I do not know what my thought process was, either. But I sincerely hope they never opened it. Or, if they did, that they’d sent it back. There was some good material in there.
(This may also explain why I never had a boyfriend in high school.)
Many, many years later, when I was 21, Hanson came to Australia. I went, of course. Because I had to get a bank loan to go, by the time I got my ticket I was too late for the fanclub meet-and-greet tickets (even though I was still a member of the fanclub at the time (I’m not now, JUST TO CLARIFY)). The night of the show I met up with some online friends in Sydney and we ended up drinking at someone’s hotel room. (Yes, you guys, I have online Hanson-fan friends. There’s no other way to MAKE Hanson-fan friends.) These girls were HARDCORE and all had backstage passes.

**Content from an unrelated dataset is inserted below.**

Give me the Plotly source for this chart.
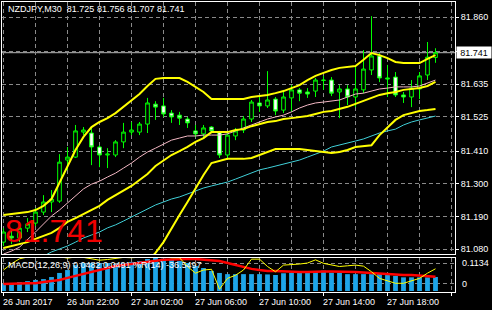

One of them had brought along her boyfriend. We got talking, and I explained why I didn’t have a pass. He said, “well, I have one, and I couldn’t care less” and then GAVE IT TO ME.
AND THEN I MET HANSON. I shook Taylor’s hand and told him he was “fucking amazing”, and Zac laughed at me.
I was very drunk. It was wonderful.Wasting all those Popsicles was totally unnecessary.
JEEZ. This is already VERY LONG, and we’ve only covered one thing! Also, I need to RETURN TO PLAYING SCRABBLE. Maybe I will retitle this blog TEENAGE KATIE WAS A CREEPER and come back later to all my other, equally weird TOPICS.
To be covered in the future:
- Why the crew of Supernatural taught me to pack snowballs
- How I ended up financing and releasing an album for a former child star
- The time I TOOK A MEETING on a script
- Other strange shit, as appropriate.
*Cartman voices, please. Kelly knows how it goes.